Judge blocks Nunavut lawyers from pursuing complaints against JP

Pair of lawyers don’t have legal standing for review of 2014 JP disciplinary ruling

By NUNATSIAQ NEWS

Two Nunavut lawyers don't like a decision that the Justice of the Peace Review Council issued last year on complaints they had made about the conduct of a justice of the peace. But a judge with the Nunavut Court of Justice has told them they can't seek a judicial review of that 2014 decision. (FILE PHOTO)


Two Nunavut lawyers don’t like a decision that the Justice of the Peace Review Council issued last year on complaints they had made about the conduct of a justice of the peace. But a judge with the Nunavut Court of Justice has told them they can’t seek a judicial review of that 2014 decision. (FILE PHOTO)

Two Nunavut lawyers don’t have standing to seek a judicial review of a disciplinary decision issued last year into the conduct of a justice of the peace in Cambridge Bay, Justice Vital Ouellette has ruled.

The two lawyers, Tamara Fairchild and Clare Henderson, wanted the Nunavut Court of Justice to review a 2014 decision made by the Nunavut Justice of the Peace Review Council into Gordon Bligh, a justice of the peace in Cambridge Bay.

Fairchild had filed one complaint against Bligh in 2012. Henderson had filed two complaints against him in 2013.

Following a three-day hearing held in April 2014, a special body called the Justice of the Peace Review Council issued a decision.

In it, they dismissed Fairchild’s complaint. On Henderson’s first complaint, they recommended Bligh attend a training program on judicial ethics.

On Henderson’s second complaint, they ruled Bligh’s conduct was unethical and issued a reprimand. Ouelette’s decision does not state what that unethical conduct consisted of.

The two lawyers, however, disagreed with the council’s decision, and sought a judicial review.
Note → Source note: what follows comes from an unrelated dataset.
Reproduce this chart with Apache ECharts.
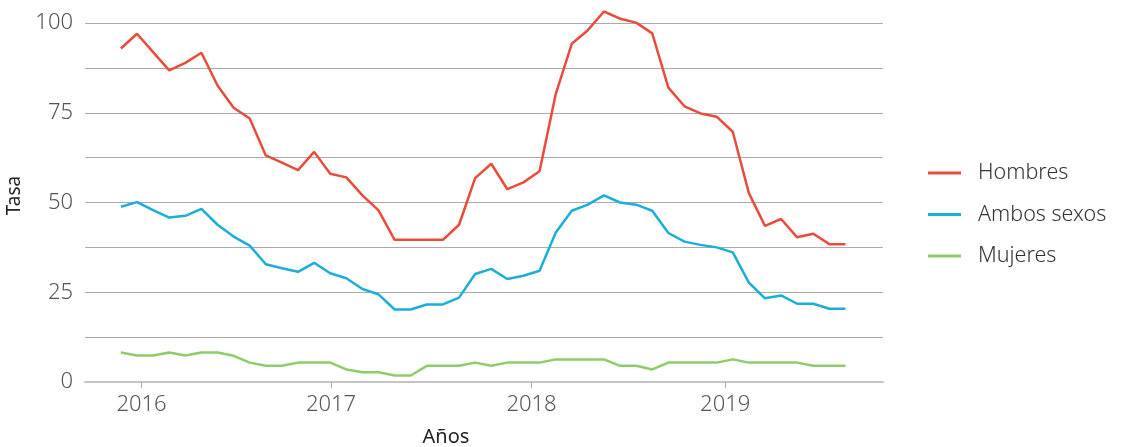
<!DOCTYPE html>
<html>
<head>
<meta charset="utf-8">
<script src="https://cdn.jsdelivr.net/npm/echarts@6/dist/echarts.min.js"></script>
<style>
  html, body { margin: 0; padding: 0; background: #fff; }
  #chart { width: 1127px; height: 447px; }
</style>
</head>
<body>
<div id="chart"></div>
<script>
// mensual, de dic 2015 a sep 2019 (índice 0 = dic 2015)
var hombres = [92.9, 97.0, 91.9, 86.8, 88.9, 91.7, 82.6, 76.4, 73.4, 63.1,
    61.1, 59.0, 64.1, 58.0, 57.0, 52.0, 47.8, 39.6, 39.6, 39.6,
    39.6, 43.8, 56.8, 60.8, 53.7, 55.6, 58.7, 80.1, 94.2, 98.0,
    103.2, 101.2, 100.1, 97.1, 82.0, 76.8, 74.8, 73.9, 69.7, 52.6,
    43.5, 45.4, 40.3, 41.3, 38.4, 38.4];
var ambos = [48.8, 50.1, 47.9, 45.8, 46.3, 48.2, 43.8, 40.5, 38.0, 32.8,
    31.7, 30.7, 33.2, 30.3, 28.9, 25.9, 24.4, 20.2, 20.2, 21.6,
    21.6, 23.5, 30.1, 31.5, 28.7, 29.6, 31.0, 41.6, 47.7, 49.4,
    52.0, 50.0, 49.4, 47.7, 41.5, 39.1, 38.2, 37.5, 36.1, 27.7,
    23.3, 24.1, 21.8, 21.8, 20.4, 20.4];
var mujeres = [8.2, 7.4, 7.4, 8.2, 7.4, 8.2, 8.2, 7.3, 5.4, 4.5,
    4.5, 5.4, 5.4, 5.4, 3.5, 2.7, 2.7, 1.8, 1.8, 4.5,
    4.5, 4.5, 5.4, 4.5, 5.4, 5.4, 5.4, 6.3, 6.3, 6.3,
    6.3, 4.5, 4.5, 3.5, 5.4, 5.4, 5.4, 5.4, 6.3, 5.4,
    5.4, 5.4, 5.4, 4.5, 4.5, 4.5];

var yearLabels = ['2016', '2017', '2018', '2019'];
var yearTicks = [1.28, 13.05, 25.5, 37.53];   // posición en meses de cada etiqueta

var font = "'Noto Sans', sans-serif";

function toPoints(arr) {
    return arr.map(function (v, i) { return [i, v]; });
}

var myChart = echarts.init(document.getElementById('chart'));
myChart.setOption({
    animation: false,
    backgroundColor: '#fff',
    color: ['#e94b3c', '#1aaed9', '#8fcb6b'],
    grid: {
        left: 85,
        right: 244,
        top: 23,
        bottom: 65,
        outerBoundsMode: 'none'
    },
    legend: {
        orient: 'vertical',
        left: 928,
        top: 162,
        padding: 0,
        itemWidth: 33,
        itemHeight: 3,
        itemGap: 19.5,
        icon: 'rect',
        textStyle: {
            fontFamily: font,
            fontSize: 21.5,
            fontWeight: 300,
            color: '#333',
            lineHeight: 20,
            padding: [0, 0, 0, 12]
        },
        data: ['Hombres', 'Ambos sexos', 'Mujeres']
    },
    xAxis: {
        type: 'value',
        min: -2.23,
        max: 47.33,
        name: 'Años',
        nameLocation: 'middle',
        nameGap: 45,
        nameTextStyle: {
            fontFamily: font,
            fontSize: 20,
            color: '#222',
            padding: [0, 76, 0, 0]
        },
        splitLine: {show: false},
        axisLine: {
            show: true,
            lineStyle: {color: '#c4c4c4', width: 2}
        },
        axisTick: {
            show: true,
            customValues: yearTicks,
            length: 6,
            lineStyle: {color: '#aaa', width: 1}
        },
        axisLabel: {
            customValues: yearTicks,
            margin: 12,
            fontFamily: font,
            fontSize: 22,
            fontWeight: 300,
            color: '#555',
            formatter: function (v) {
                var k = yearTicks.indexOf(v);
                return k >= 0 ? yearLabels[k] : '';
            }
        }
    },
    yAxis: {
        type: 'value',
        min: 0,
        max: 100,
        interval: 12.5,
        name: 'Tasa',
        nameLocation: 'middle',
        nameGap: 53,
        nameTextStyle: {
            fontFamily: font,
            fontSize: 19,
            color: '#222',
            padding: [0, 0, 0, 14]
        },
        axisLine: {show: false},
        axisTick: {show: false},
        splitLine: {
            lineStyle: {color: '#aaa', width: 1.2}
        },
        axisLabel: {
            margin: 12,
            fontFamily: font,
            fontSize: 22,
            fontWeight: 300,
            color: '#555',
            formatter: function (v) {
                return v % 25 === 0 ? String(v) : '';
            }
        }
    },
    series: [
        {
            name: 'Hombres',
            type: 'line',
            showSymbol: false,
            clip: false,
            lineStyle: {width: 2.5},
            data: toPoints(hombres)
        },
        {
            name: 'Ambos sexos',
            type: 'line',
            showSymbol: false,
            clip: false,
            lineStyle: {width: 2.5},
            data: toPoints(ambos)
        },
        {
            name: 'Mujeres',
            type: 'line',
            showSymbol: false,
            clip: false,
            lineStyle: {width: 2.5},
            data: toPoints(mujeres)
        }
    ]
});
</script>
</body>
</html>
They argued that such a review is warranted by the public interest and by procedural fairness, because the JP review council did not explain why they did not remove Bligh from his position as JP.
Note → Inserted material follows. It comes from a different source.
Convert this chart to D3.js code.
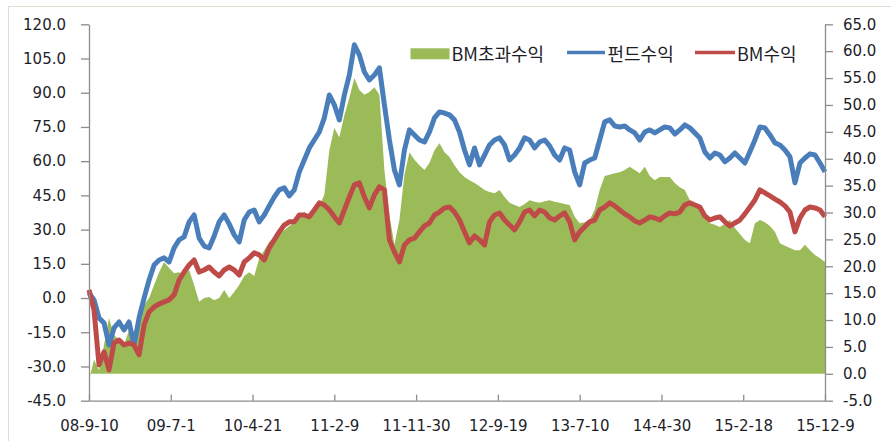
<!DOCTYPE html>
<html>
<head>
<meta charset="utf-8">
<script src="https://cdn.jsdelivr.net/npm/d3@7"></script>
<style>
  body { margin: 0; background: #fff; }
  svg { display: block; }
  .tick text { font-family: "DejaVu Sans", Verdana, sans-serif; font-size: 15px; fill: #1e1e28; }
</style>
</head>
<body>
<svg id="chart" width="891" height="441"></svg>
<script>
// x 축 라벨 날짜 (294일 간격)
const tickDates = ["2008-09-10", "2009-07-01", "2010-04-21", "2011-02-09", "2011-11-30",
                   "2012-09-19", "2013-07-10", "2014-04-30", "2015-02-18", "2015-12-09"]
const leftTicks = [-45, -30, -15, 0, 15, 30, 45, 60, 75, 90, 105, 120]
const rightTicks = [-5, 0, 5, 10, 15, 20, 25, 30, 35, 40, 45, 50, 55, 60, 65]
const seriesNames = ["BM초과수익", "펀드수익", "BM수익"]

// 18일 간격 표본 (왼쪽 축)
const fundReturn = [
  2.2, -0.8, -8.7, -10.9, -20.6, -13.1, -10.5, -14.0, -10.5, -20.6,
  -8.7, 0.0, 7.9, 14.5, 16.7, 17.6, 15.8, 22.0, 25.5, 26.8,
  33.4, 36.4, 26.3, 22.8, 22.0, 27.2, 33.4, 36.4, 32.5, 27.7,
  24.6, 34.2, 37.7, 38.6, 33.4, 36.4, 40.4, 44.3, 47.4, 48.3,
  44.8, 47.4, 55.3, 60.5, 65.8, 69.3, 72.8, 79.0, 89.0, 84.7,
  78.1, 89.0, 97.8, 111.0, 106.6, 99.1, 95.6, 97.8, 100.9, 84.7,
  69.3, 56.2, 49.6, 64.9, 73.7, 71.5, 69.3, 68.4, 72.8, 79.0,
  81.6, 81.1, 80.3, 78.1, 72.8, 64.9, 58.4, 65.8, 58.4, 62.7,
  67.1, 69.3, 70.2, 67.1, 60.5, 62.7, 65.8, 70.2, 69.3, 65.8,
  68.4, 69.3, 66.7, 62.7, 60.5, 65.8, 64.9, 55.3, 49.6, 59.2,
  60.5, 61.4, 69.3, 77.2, 78.1, 75.4, 75.0, 75.4, 73.7, 72.4,
  69.3, 72.8, 73.7, 72.4, 73.7, 75.0, 74.6, 71.9, 73.7, 75.9,
  74.6, 72.4, 70.2, 64.1, 61.4, 63.6, 62.7, 59.7, 61.4, 63.6,
  61.4, 59.2, 64.1, 69.3, 75.0, 74.6, 71.5, 68.0, 67.1, 64.9,
  61.9, 50.5, 59.2, 61.4, 63.2, 62.7, 59.2, 55.3
]
const bmReturn = [
  3.6, -5.2, -29.3, -23.6, -31.5, -19.7, -18.4, -20.6, -19.7, -20.6,
  -24.9, -11.8, -6.1, -3.9, -2.6, -1.7, -0.8, 1.4, 7.9, 11.4,
  14.5, 16.7, 11.4, 12.3, 13.6, 11.4, 9.7, 12.3, 13.6, 12.3,
  10.1, 15.8, 17.6, 19.8, 18.9, 16.7, 22.0, 25.5, 29.0, 32.0,
  33.4, 33.4, 36.4, 36.4, 35.6, 38.6, 41.7, 40.8, 38.6, 35.6,
  32.9, 38.6, 44.3, 49.6, 50.5, 44.3, 39.5, 45.2, 48.7, 47.4,
  25.5, 20.2, 15.8, 23.3, 25.5, 26.3, 29.0, 31.6, 32.9, 36.4,
  37.7, 39.5, 39.9, 37.7, 34.2, 29.0, 24.2, 27.2, 25.5, 23.3,
  33.4, 36.4, 37.3, 34.2, 32.0, 29.9, 33.4, 37.7, 38.6, 36.0,
  38.6, 37.7, 35.1, 34.2, 36.0, 37.3, 33.4, 25.5, 29.0, 31.2,
  33.4, 34.2, 38.6, 39.9, 41.7, 40.4, 38.6, 36.9, 35.6, 33.8,
  32.9, 34.2, 35.6, 35.1, 34.2, 36.0, 37.3, 36.9, 37.7, 40.8,
  41.7, 40.8, 39.9, 36.0, 34.2, 35.1, 35.6, 33.4, 31.6, 32.9,
  34.2, 36.9, 39.9, 43.0, 47.4, 46.1, 44.8, 43.4, 42.1, 40.4,
  37.7, 29.0, 35.1, 38.6, 39.9, 39.5, 38.6, 35.6
]
// 오른쪽 축
const excessReturn = [
  -1.2, 2.6, 0.7, 5.4, 10.4, 7.2, 6.3, 5.4, 8.1, 6.3,
  10.0, 12.8, 14.1, 16.5, 18.9, 20.8, 19.7, 18.7, 18.9, 18.4,
  19.3, 16.5, 13.4, 14.1, 14.3, 13.7, 14.1, 15.6, 14.1, 15.2,
  16.5, 18.2, 18.9, 18.2, 21.5, 23.0, 24.5, 25.3, 26.4, 26.7,
  27.5, 28.2, 29.0, 30.1, 29.3, 30.1, 31.2, 33.3, 41.6, 45.7,
  44.0, 48.1, 51.3, 55.0, 52.8, 51.9, 52.4, 53.3, 51.9, 37.9,
  29.5, 24.0, 28.6, 37.0, 41.2, 39.8, 38.8, 37.9, 39.2, 41.6,
  42.9, 41.2, 40.3, 38.8, 37.5, 36.6, 36.0, 35.5, 34.9, 34.2,
  33.8, 33.6, 34.2, 32.9, 31.8, 31.4, 31.0, 31.6, 32.3, 32.0,
  31.8, 32.1, 32.3, 32.0, 31.8, 31.6, 31.4, 29.2, 28.0, 28.2,
  28.6, 30.5, 34.2, 36.8, 37.0, 37.3, 37.5, 37.9, 38.5, 37.9,
  37.3, 38.5, 36.8, 36.0, 36.6, 36.6, 36.6, 35.5, 34.7, 34.2,
  32.3, 31.8, 30.5, 29.0, 28.0, 27.7, 27.3, 27.9, 28.6, 27.1,
  26.0, 24.9, 24.3, 28.0, 28.6, 28.2, 27.5, 26.4, 24.3, 23.8,
  23.4, 23.0, 23.0, 24.0, 23.0, 22.1, 21.5, 20.8
]

const green = "#9bbb59", blue = "#4a7ebb", red = "#be4b48"

const svg = d3.select("#chart")
const plotLeft = 89, plotRight = 825, plotTop = 24.3, plotBottom = 400.7

const parse = d3.timeParse("%Y-%m-%d")
const start = parse(tickDates[0])
const dates = fundReturn.map((d, i) => d3.timeDay.offset(start, i * 18))

const x = d3.scaleTime()
    .domain([start, parse(tickDates[tickDates.length - 1])])
    .range([plotLeft, plotRight])
const yL = d3.scaleLinear().domain([-45, 120]).range([plotBottom, plotTop])
const yR = d3.scaleLinear().domain([-5, 65]).range([plotBottom, plotTop])

// 바깥 테두리
svg.append("rect")
    .attr("x", 8.5).attr("y", 6.5)
    .attr("width", 1000).attr("height", 1000)
    .attr("fill", "none").attr("stroke", "#e2ddd2")

const area = d3.area()
    .x((d, i) => x(dates[i]))
    .y0(yR(0))
    .y1(d => yR(d))

svg.append("path")
    .datum(excessReturn)
    .attr("d", area)
    .attr("fill", green)

const lineL = d3.line()
    .x((d, i) => x(dates[i]))
    .y(d => yL(d))

svg.append("path")
    .datum(fundReturn)
    .attr("d", lineL)
    .attr("fill", "none")
    .attr("stroke", blue)
    .attr("stroke-width", 5)
    .attr("stroke-linejoin", "round")

svg.append("path")
    .datum(bmReturn)
    .attr("d", lineL)
    .attr("fill", "none")
    .attr("stroke", red)
    .attr("stroke-width", 5)
    .attr("stroke-linejoin", "round")

// 축
const fmt = d => d.toFixed(1)

svg.append("g")
    .attr("transform", `translate(${plotLeft},0)`)
    .call(d3.axisLeft(yL).tickValues(leftTicks).tickFormat(fmt)
        .tickSizeInner(8).tickSizeOuter(0).tickPadding(15))

svg.append("g")
    .attr("transform", `translate(${plotRight},0)`)
    .call(d3.axisRight(yR).tickValues(rightTicks).tickFormat(fmt)
        .tickSizeInner(8).tickSizeOuter(0).tickPadding(10))

svg.append("g")
    .attr("transform", `translate(0,${plotBottom})`)
    .call(d3.axisBottom(x).tickValues(tickDates.map(parse))
        .tickFormat(d3.timeFormat("%y-%-m-%-d"))
        .tickSizeInner(-6).tickSizeOuter(0).tickPadding(20))

svg.selectAll(".domain, .tick line")
    .attr("stroke", "#8c8c8c")
    .attr("stroke-width", 1.3)

// 범례
const legend = svg.append("g")
    .style("font-family", "'Noto Sans CJK KR', sans-serif")
    .style("font-size", "18px")
    .attr("fill", "#1e1e28")

legend.append("rect")
    .attr("x", 410.5).attr("y", 48.3)
    .attr("width", 39).attr("height", 11)
    .attr("fill", green)
legend.append("text").attr("x", 451.5).attr("y", 60.5).text(seriesNames[0])

legend.append("line")
    .attr("x1", 567).attr("x2", 605).attr("y1", 52.5).attr("y2", 52.5)
    .attr("stroke", blue).attr("stroke-width", 3.5)
legend.append("text").attr("x", 607.5).attr("y", 60.5).text(seriesNames[1])

legend.append("line")
    .attr("x1", 695).attr("x2", 735).attr("y1", 52.5).attr("y2", 52.5)
    .attr("stroke", red).attr("stroke-width", 3.5)
legend.append("text").attr("x", 737).attr("y", 60.5).text(seriesNames[2])
</script>
</body>
</html>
“The complainants further argue that the review council “failed to provide reasons for its decision to reject the call for the removal of JP Bligh,” Ouellette’s said.

After hearing evidence and arguments from Bligh’s lawyer, the JP review council’s lawyer, and a lawyer representing the two complaining lawyers, Ouellette said Fairchild and Henderson don’t have standing to launch their judicial review.

He said that’s because they failed to demonstrate there was a lack of procedural fairness at the JP review council’s 2014 hearing and failed to demonstrate that it would be in the public interest to grant them standing.

In doing so, he also pointed out that the JP review council has the right to decide on its own sanctions and doesn’t have to state reasons for them.

“The Review Council is not statutorily required to demonstrate ‘why’ it rejected a particular form of sanction and preferred a different sanction or remedy. Accordingly, the complainants have failed to establish that their right to procedural fairness was breached or violated,” Ouellette said.

Ouellette, a judge on the Albert Court of Queen’s Bench, also serves as deputy judge on the Nunavut Court of Justice.

That Justice of the Peace Review Council is made up of the senior judge of the Nunavut court, Robert Kilpatrick, one other Nunavut judge, a justice of the peace, and two members of the public.